Let $D_{ti} \in \mathbb R$ be the noisy distance measurement of the $i$-th car, which is now not directly observed. Instead, we observe the set of distances $D_t = \{ D_{t1}, \dots, D_{tK} \}$. (For simplicity, we'll assume that all distances are distinct values.) Alternatively, you can think of $E_t = (E_{t1}, \dots, E_{tK})$ as a list which is a uniformly random permutation of the noisy distances $(D_{t1}, \dots, D_{tK})$. For example, suppose $K=2$ and $T = 2$. Before, we might have gotten distance readings of $1$ and $2$ for the first car and $3$ and $4$ for the second car at time steps $1$ and $2$, respectively. Now, our sensor readings would be permutations of $\{1, 3\}$ (at time step $1$) and $\{2, 4\}$ (at time step $2$). Thus, even if we knew the second car was distance $3$ away at time $t = 1$, we wouldn't know if it moved further away (to distance $4$) or closer (to distance $2$) at time $t = 2$.
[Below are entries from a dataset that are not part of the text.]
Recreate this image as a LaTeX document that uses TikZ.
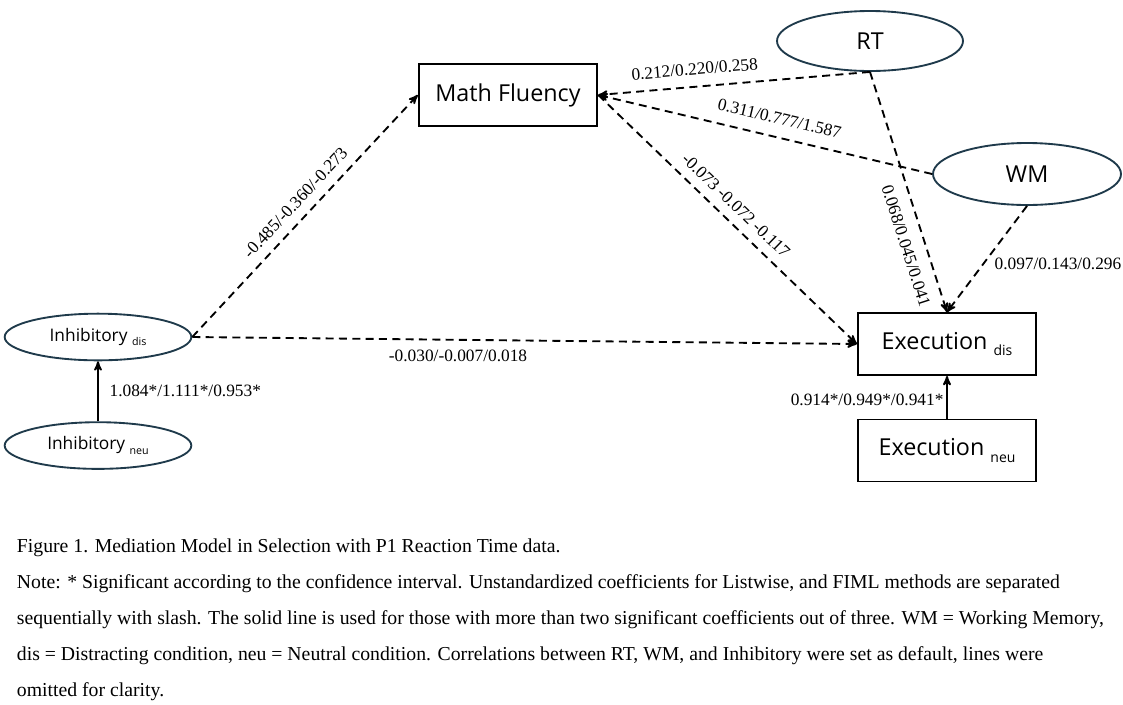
\documentclass[tikz,border=0pt]{standalone}
\usepackage{fontspec}
\setmainfont{Liberation Serif}
\newfontfamily\boxfont{Open Sans}
\usepackage{xcolor}
\definecolor{colorLatent}{HTML}{1F3A4B}
\colorlet{colorPath}{black}
\usetikzlibrary{arrows, positioning, shapes.geometric}
\newcommand{\lowsub}[2][8]{\raisebox{-0.5ex}{\fontsize{#1}{#1}\selectfont #2}}
\tikzset{
  latent/.style={ellipse, draw=colorLatent, line width=1.4pt, inner sep=0pt},
  observed/.style={rectangle, draw, line width=1.4pt, inner sep=0pt, minimum width=134pt, minimum height=46.5pt, font=\boxfont\fontsize{17.5}{17.5}\selectfont},
  coef/.style={font=\fontsize{13}{13}\selectfont, inner sep=2pt},
  dashline/.style={dash pattern=on 6pt off 4pt},
}

\begin{document}
\begin{tikzpicture}[>=stealth', line width=1.4pt, x=0.75pt, y=-0.75pt]
\useasboundingbox (0,0) rectangle (1123,704);
\node[observed] (mf) at (508,95) {Math Fluency};
\node[latent, minimum width=139.5pt, minimum height=45pt, font=\boxfont\fontsize{17.5}{17.5}\selectfont] (rt) at (870,41) {RT};
\node[latent, minimum width=141pt, minimum height=46.5pt, font=\boxfont\fontsize{17.5}{17.5}\selectfont] (wm) at (1027,174) {WM};
\node[latent, minimum width=140pt, minimum height=35pt, font=\boxfont\fontsize{13}{13}\selectfont] (idis) at (98,337) {Inhibitory \lowsub{dis}};
\node[latent, minimum width=140pt, minimum height=35pt, font=\boxfont\fontsize{13}{13}\selectfont, below=45pt of idis] (ineu) {Inhibitory \lowsub{neu}};
\node[observed] (edis) at (947,344) {Execution \lowsub[10.5]{dis}};
\node[observed, below=32pt of edis] (eneu) {Execution \lowsub[10.5]{neu}};
% paths, dashed = not significant
\draw [->, dashline, colorPath] (idis.east) -- node [coef, sloped, above=5pt, pos=0.51]{-0.485/-0.360/-0.273} (mf.west);
\draw [->, dashline, colorPath] (idis.east) -- node [coef, below=5pt, pos=0.40]{-0.030/-0.007/0.018} (edis.west);
\draw [->, dashline, colorPath] (rt.south) -- node [coef, sloped, above=6pt, pos=0.64]{0.212/0.220/0.258} (mf.east);
\draw [->, dashline, colorPath] (wm.west) -- node [coef, sloped, above=7pt, pos=0.47]{0.311/0.777/1.587} (mf.east);
\draw [->, dashline, colorPath] (mf.east) -- node [coef, sloped, above=5pt, pos=0.49]{-0.073 -0.072 -0.117} (edis.west);
\draw [->, dashline, colorPath] (rt.south) -- node [coef, sloped, below=7pt, pos=0.70]{0.068/0.045/0.041} (edis.north);
\draw [->, dashline, colorPath] (wm.south) -- node [coef, right=6pt, pos=0.55]{0.097/0.143/0.296} (edis.north);
% paths, solid = significant
\draw [->, colorPath] (ineu) -- node [coef, right=6pt, pos=0.5]{1.084*/1.111*/0.953*} (idis);
\draw [->, colorPath] (eneu) -- node [coef, left, pos=0.44]{0.914*/0.949*/0.941*} (edis);
\node[anchor=north west, align=left, inner sep=0pt, font=\fontsize{14.8}{27}\selectfont] (caption) at (16,538) {Figure 1. Mediation Model in Selection with P1 Reaction Time data.\\
Note: * Significant according to the confidence interval. Unstandardized coefficients for Listwise, and FIML methods are separated\\
sequentially with slash. The solid line is used for those with more than two significant coefficients out of three. WM = Working Memory,\\
dis = Distracting condition, neu = Neutral condition. Correlations between RT, WM, and Inhibitory were set as default, lines were\\
omitted for clarity.};
\end{tikzpicture}
\end{document}
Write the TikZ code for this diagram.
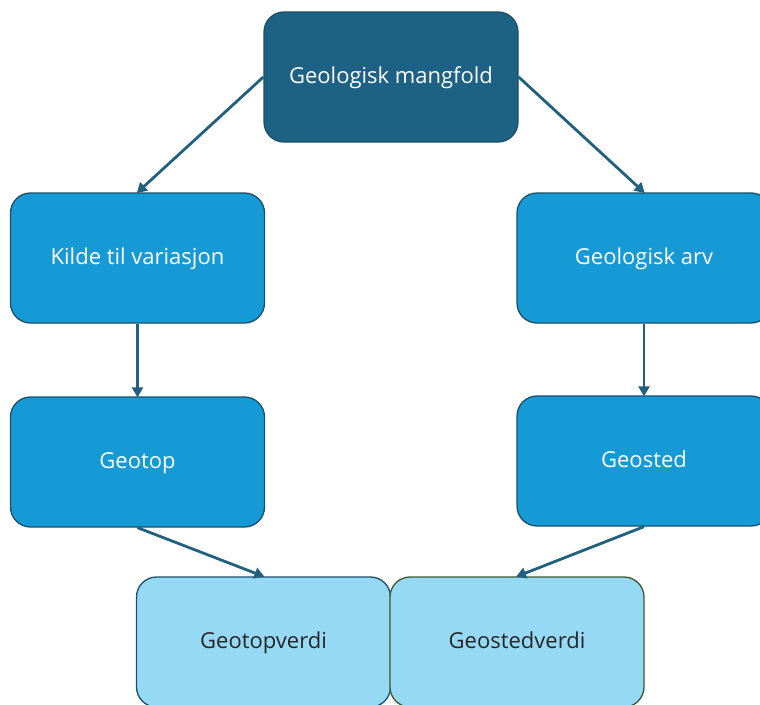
\documentclass[tikz,border=0pt]{standalone}
\usepackage{fontspec}
\setmainfont{Open Sans}
\usetikzlibrary{arrows.meta}
\definecolor{topfill}{HTML}{1D6184}
\definecolor{midfill}{HTML}{169AD6}
\definecolor{lowfill}{HTML}{96D9F5}
\definecolor{edgecol}{HTML}{1A4F69}
\definecolor{greenedge}{HTML}{3B5A2C}
\definecolor{arrowcol}{HTML}{22607F}
\tikzset{
  box/.style={draw=edgecol, line width=1.3pt, rounded corners=20pt, minimum width=254pt, minimum height=130pt, inner sep=0pt, text height=16pt, text depth=4pt, font=\fontsize{22}{26}\selectfont},
  topbox/.style={box, fill=topfill, text=white},
  midbox/.style={box, fill=midfill, text=white},
  lowbox/.style={box, fill=lowfill, text=black!85},
  conn/.style={draw=arrowcol, line width=2.8pt, -{Triangle[length=10pt,width=11pt]}, shorten >=-1pt}
}
\begin{document}
\begin{tikzpicture}[x=1pt,y=-1pt]
\useasboundingbox (0,0) rectangle (760,704);
\clip (0,0) rectangle (760,704);
\node[topbox] (gm) at (391,77) {Geologisk mangfold};
\node[midbox] (kv) at (137.5,258) {Kilde til variasjon};
\node[midbox] (ga) at (644,258) {Geologisk arv};
\node[midbox] (gt) at (137.5,462) {Geotop};
\node[midbox] (gs) at (644,461) {Geosted};
\node[lowbox] (gtv) at (263.5,642) {Geotopverdi};
\node[lowbox, draw=greenedge] (gsv) at (517,642) {Geostedverdi};
\draw[conn] (gm.west) -- (kv.north);
\draw[conn] (gm.east) -- (ga.north);
\draw[conn] (kv.south) -- (gt.north);
\draw[conn] (ga.south) -- (gs.north);
\draw[conn] (gt.south) -- (gtv.north);
\draw[conn] (gs.south) -- (gsv.north);
\end{tikzpicture}
\end{document}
  1. Suppose we have $K=2$ cars and one time step $T=1$. Write an expression for the conditional distribution $\mathbb P(C_{11}, C_{12} \mid E_1 = e_1)$ as a function of the PDF of a Gaussian $\mathcal p_{\mathcal N}(v; \mu, \sigma^2)$ and the prior probability $p(c_{11})$ and $p(c_{12})$ over car locations. Your final answer should not contain variables $d_{11}$, $d_{12}$.

    Remember that $\mathcal p_{\mathcal N}(v; \mu, \sigma^2)$ is the probability of a random variable, $v$, in a Gaussian distribution with mean $\mu$ and standard deviation $\sigma$.

    Hint: for $K=1$, the answer would be $$\mathbb P(C_{11} = c_{11} \mid E_1 = e_1) \propto p(c_{11}) p_{\mathcal N}(e_{11}; \|a_1 - c_{11}\|, \sigma^2).$$ where $a_t$ is the position of the car at time t. You might find it useful to draw the Bayesian network and think about the distribution of $E_t$ given $D_{t1}, \dots, D_{tK}$.

  2. Assuming the prior $p(c_{1i})$ is the same for all $i$, show that the number of assignments for all $K$ cars $(c_{11}, \dots, c_{1K})$ that obtain the maximum value of $\mathbb P(C_{11} = c_{11}, \dots, C_{1K} = c_{1K} \mid E_1 = e_1)$ is at least $K!$.

    You can also assume that the car locations that maximize the probability above are unique ($C_{1i} \neq c_{1j}$ for all $i \neq j$).

    Note: you don't need to produce a complicated proof for this question. It is acceptable to provide a clear explanation based on your intuitive understanding of the scenario.

  3. For general $K$, what is the treewidth corresponding to the posterior distribution over all $K$ car locations at all $T$ time steps conditioned on all the sensor readings: $$\mathbb P(C_{11} = c_{11}, \dots, C_{1K} = c_{1K}, \dots, C_{T1} = c_{T1}, \dots, C_{TK} = c_{TK} \mid E_1 = e_1, \dots, E_T = e_T)?$$ Briefly justify your answer.
  4. (extra credit) Now suppose you change your sensors so that at each time step $t$, they return the list of exact positions of the $K$ cars, but shifted (with wrap around) by a random amount. For example, if the true car positions at time step $1$ are $c_{11} = 1, c_{12} = 3, c_{13} = 8, c_{14} = 5$, then $e_1$ would be $[1, 3, 8, 5]$, $[3, 8, 5, 1]$, $[8, 5, 1, 3]$, or $[5, 1, 3, 8]$, each with probability $1/4$. Describe an efficient algorithm for computing $p(c_{ti} \mid e_1, \dots, e_T)$ for any time step $t$ and car $i$. Your algorithm should not be exponential in $K$ or $T$.